> What you are asked to do
In the material below, please retype the lines from the very first through the one with "plt.rcParams['font.family'] = ['Lato', 'DejaVu", exactly and without pictures.

----------------------------------------

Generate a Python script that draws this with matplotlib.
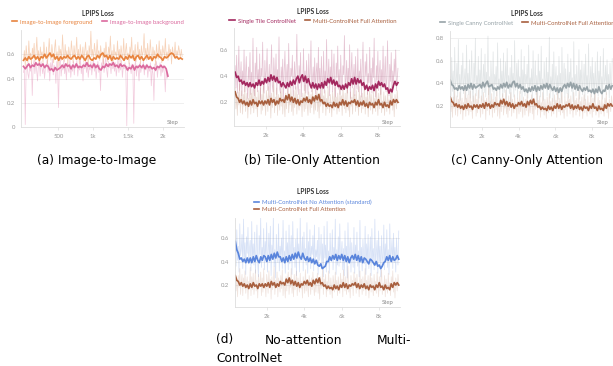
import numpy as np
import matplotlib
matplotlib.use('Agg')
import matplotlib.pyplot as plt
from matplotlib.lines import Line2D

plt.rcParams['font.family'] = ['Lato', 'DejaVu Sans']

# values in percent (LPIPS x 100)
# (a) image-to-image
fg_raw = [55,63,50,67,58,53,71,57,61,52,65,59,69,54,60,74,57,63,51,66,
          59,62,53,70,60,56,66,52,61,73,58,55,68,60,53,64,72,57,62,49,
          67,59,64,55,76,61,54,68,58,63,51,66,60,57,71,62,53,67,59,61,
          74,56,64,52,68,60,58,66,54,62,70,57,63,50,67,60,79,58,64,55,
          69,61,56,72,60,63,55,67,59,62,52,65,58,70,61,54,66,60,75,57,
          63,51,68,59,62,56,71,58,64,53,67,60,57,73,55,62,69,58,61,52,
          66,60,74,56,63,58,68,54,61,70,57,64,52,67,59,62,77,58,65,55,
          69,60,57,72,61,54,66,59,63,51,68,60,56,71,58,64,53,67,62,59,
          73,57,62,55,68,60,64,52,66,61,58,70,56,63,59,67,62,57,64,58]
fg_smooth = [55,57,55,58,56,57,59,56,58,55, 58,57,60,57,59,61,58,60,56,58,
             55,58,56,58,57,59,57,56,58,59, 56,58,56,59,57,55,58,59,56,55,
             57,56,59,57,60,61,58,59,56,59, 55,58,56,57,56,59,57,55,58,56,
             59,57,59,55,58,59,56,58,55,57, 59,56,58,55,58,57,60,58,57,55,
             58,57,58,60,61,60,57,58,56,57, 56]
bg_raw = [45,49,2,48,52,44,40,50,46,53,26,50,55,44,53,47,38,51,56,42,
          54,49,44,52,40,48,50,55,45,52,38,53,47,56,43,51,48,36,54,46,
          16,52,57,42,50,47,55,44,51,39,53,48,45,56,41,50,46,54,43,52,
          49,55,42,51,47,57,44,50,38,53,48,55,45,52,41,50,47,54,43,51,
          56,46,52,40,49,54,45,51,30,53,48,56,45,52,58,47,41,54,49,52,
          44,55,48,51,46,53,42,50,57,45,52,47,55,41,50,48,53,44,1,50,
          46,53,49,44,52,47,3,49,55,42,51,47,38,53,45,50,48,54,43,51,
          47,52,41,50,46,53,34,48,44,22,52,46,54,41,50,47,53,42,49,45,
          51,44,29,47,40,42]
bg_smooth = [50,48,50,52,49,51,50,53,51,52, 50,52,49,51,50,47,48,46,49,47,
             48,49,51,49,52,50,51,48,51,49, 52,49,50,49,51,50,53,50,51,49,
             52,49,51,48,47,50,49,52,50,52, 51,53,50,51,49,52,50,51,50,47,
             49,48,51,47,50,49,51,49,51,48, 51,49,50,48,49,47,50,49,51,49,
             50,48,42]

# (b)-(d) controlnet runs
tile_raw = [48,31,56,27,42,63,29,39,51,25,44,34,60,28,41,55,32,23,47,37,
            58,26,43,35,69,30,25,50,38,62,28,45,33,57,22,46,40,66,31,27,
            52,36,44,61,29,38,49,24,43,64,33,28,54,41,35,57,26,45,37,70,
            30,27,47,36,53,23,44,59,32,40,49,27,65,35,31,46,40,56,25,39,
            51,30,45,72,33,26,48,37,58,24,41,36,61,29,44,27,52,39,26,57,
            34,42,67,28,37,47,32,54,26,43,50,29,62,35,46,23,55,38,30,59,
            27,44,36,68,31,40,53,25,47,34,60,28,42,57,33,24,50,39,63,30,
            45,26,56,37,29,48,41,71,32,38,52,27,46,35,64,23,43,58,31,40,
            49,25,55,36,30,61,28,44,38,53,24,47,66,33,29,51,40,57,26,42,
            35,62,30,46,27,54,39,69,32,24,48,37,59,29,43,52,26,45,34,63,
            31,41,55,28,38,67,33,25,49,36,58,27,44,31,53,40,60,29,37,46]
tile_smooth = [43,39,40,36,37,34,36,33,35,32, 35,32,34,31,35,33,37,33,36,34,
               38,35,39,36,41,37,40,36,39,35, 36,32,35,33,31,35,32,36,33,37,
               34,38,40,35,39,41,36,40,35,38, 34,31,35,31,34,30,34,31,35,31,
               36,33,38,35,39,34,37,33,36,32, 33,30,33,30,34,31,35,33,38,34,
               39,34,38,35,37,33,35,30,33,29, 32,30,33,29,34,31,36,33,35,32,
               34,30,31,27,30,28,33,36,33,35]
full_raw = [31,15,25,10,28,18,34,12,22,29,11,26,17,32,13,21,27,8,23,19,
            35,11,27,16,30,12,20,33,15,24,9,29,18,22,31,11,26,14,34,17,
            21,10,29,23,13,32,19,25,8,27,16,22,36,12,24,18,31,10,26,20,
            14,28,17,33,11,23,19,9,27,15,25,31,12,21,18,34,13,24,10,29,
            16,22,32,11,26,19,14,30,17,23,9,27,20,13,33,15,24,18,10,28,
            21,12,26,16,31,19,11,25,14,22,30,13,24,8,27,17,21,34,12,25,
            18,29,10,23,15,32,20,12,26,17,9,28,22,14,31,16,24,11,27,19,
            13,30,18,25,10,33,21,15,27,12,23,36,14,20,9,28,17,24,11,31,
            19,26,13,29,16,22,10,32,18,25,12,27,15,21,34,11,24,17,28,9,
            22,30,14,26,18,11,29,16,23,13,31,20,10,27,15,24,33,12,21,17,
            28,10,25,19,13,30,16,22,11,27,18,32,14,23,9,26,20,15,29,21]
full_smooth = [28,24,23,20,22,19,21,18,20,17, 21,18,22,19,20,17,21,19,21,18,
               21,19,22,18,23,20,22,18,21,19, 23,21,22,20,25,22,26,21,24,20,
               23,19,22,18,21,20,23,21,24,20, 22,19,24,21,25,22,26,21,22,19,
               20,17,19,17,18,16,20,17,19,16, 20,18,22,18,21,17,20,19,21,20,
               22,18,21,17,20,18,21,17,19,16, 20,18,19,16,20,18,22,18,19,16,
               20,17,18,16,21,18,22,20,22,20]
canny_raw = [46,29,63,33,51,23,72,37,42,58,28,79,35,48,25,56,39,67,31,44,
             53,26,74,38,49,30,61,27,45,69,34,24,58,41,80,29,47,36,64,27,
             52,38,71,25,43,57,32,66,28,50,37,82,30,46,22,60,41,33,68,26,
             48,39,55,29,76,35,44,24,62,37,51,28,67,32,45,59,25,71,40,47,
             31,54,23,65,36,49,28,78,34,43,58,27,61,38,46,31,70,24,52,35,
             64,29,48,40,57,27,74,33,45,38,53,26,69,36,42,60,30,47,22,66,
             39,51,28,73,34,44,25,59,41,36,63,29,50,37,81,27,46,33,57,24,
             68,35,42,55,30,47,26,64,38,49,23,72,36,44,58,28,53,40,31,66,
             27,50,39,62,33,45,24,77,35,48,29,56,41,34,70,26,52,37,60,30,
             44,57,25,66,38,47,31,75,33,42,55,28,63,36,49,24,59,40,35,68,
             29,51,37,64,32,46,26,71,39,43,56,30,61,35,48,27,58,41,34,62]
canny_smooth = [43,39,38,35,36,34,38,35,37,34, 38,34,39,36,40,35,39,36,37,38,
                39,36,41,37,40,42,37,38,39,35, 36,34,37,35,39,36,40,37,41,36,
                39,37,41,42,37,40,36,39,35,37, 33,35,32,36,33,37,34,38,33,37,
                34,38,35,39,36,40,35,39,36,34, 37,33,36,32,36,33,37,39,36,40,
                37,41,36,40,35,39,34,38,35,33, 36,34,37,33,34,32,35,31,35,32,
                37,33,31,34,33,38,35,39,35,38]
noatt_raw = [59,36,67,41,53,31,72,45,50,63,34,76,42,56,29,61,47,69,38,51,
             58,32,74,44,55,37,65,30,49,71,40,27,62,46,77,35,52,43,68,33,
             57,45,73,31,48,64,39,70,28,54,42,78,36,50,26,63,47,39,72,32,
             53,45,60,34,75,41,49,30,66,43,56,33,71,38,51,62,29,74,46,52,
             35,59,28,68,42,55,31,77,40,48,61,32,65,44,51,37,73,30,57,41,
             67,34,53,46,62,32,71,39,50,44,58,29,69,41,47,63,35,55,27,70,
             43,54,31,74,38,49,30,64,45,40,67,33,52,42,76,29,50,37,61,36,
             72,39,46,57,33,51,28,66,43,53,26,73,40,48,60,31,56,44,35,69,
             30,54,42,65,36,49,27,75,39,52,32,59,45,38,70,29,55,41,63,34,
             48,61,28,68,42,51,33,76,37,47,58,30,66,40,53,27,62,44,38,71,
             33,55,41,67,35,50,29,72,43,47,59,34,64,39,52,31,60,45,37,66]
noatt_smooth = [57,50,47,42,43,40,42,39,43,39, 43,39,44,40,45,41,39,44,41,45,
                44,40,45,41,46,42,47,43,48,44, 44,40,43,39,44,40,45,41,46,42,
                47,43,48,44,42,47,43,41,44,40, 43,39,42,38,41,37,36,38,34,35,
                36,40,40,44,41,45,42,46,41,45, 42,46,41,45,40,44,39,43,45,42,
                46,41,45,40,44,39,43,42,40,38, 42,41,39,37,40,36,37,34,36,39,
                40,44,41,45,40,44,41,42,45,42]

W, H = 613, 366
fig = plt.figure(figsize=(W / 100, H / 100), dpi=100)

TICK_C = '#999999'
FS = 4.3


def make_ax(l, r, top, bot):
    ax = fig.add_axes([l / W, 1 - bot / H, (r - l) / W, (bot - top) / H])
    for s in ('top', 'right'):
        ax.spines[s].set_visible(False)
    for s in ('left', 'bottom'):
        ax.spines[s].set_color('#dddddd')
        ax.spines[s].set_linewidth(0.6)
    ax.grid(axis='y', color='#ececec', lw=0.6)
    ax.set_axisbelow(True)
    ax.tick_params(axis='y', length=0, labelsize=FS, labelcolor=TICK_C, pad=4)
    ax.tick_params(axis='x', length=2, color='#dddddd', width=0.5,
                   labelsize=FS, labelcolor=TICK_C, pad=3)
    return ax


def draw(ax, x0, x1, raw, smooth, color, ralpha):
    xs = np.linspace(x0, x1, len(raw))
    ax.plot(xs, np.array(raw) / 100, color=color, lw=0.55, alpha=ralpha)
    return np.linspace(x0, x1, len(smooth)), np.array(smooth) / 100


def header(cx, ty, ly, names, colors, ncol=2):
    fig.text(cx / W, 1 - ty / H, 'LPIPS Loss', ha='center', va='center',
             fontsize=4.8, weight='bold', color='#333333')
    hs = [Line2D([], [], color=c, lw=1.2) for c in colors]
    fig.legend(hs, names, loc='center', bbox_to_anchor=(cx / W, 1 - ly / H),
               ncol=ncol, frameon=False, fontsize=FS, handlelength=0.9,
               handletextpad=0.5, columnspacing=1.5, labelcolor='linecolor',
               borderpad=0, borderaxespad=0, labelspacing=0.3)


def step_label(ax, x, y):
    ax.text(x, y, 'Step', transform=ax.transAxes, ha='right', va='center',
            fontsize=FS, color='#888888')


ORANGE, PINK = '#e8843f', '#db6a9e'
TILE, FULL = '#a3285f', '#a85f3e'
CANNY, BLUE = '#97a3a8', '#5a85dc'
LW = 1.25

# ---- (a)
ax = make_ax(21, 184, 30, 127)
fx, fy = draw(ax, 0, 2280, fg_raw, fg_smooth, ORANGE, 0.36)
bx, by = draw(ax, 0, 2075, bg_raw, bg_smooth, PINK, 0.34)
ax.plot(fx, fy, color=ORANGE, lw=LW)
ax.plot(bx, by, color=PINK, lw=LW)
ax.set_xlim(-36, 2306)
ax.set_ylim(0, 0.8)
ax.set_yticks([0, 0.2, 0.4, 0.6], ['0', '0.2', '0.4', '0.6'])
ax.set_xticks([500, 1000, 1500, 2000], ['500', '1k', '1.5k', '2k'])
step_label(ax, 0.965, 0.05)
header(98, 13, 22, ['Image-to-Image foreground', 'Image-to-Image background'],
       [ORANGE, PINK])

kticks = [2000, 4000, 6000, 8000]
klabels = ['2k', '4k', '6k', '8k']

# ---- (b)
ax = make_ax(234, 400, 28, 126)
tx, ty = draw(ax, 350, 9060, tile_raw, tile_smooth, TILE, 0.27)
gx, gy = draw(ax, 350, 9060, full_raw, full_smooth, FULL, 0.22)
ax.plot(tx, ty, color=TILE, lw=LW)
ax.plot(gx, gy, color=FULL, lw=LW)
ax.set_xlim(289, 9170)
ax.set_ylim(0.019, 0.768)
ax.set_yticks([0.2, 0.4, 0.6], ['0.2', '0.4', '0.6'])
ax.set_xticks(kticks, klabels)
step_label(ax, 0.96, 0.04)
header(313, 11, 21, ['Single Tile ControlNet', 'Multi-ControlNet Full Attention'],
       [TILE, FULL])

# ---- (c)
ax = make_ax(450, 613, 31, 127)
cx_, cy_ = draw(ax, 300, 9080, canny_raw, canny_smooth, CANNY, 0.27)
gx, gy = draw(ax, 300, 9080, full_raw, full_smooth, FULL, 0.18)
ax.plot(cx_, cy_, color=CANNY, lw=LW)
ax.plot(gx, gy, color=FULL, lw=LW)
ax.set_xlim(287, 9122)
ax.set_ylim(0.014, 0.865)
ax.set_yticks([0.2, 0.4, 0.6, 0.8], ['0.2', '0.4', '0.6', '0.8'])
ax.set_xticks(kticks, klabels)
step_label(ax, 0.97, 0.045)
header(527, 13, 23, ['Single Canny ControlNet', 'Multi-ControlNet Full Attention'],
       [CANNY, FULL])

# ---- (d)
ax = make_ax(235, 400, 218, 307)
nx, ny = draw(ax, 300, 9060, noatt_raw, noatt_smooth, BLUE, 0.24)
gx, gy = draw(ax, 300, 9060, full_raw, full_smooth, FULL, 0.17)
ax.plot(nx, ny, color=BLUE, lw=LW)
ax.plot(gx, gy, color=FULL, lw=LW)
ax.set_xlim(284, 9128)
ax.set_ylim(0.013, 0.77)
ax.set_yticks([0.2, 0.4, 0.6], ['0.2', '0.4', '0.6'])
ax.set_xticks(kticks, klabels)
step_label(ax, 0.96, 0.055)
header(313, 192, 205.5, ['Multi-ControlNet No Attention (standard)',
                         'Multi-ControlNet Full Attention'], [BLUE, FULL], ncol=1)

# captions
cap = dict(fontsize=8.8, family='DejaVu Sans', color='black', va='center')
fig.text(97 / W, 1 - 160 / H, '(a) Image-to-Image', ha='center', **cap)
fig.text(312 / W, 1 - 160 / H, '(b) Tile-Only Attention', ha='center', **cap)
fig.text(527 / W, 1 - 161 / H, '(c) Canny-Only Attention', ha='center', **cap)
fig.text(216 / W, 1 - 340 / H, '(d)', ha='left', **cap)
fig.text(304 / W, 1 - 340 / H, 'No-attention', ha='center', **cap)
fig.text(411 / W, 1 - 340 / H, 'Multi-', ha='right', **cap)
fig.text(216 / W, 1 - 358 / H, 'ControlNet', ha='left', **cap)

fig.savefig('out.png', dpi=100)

----------------------------------------

> Task output
Generate a Python script that draws this with matplotlib.
import numpy as np
import matplotlib
matplotlib.use('Agg')
import matplotlib.pyplot as plt
from matplotlib.lines import Line2D

plt.rcParams['font.family'] = ['Lato', 'DejaVu Sans']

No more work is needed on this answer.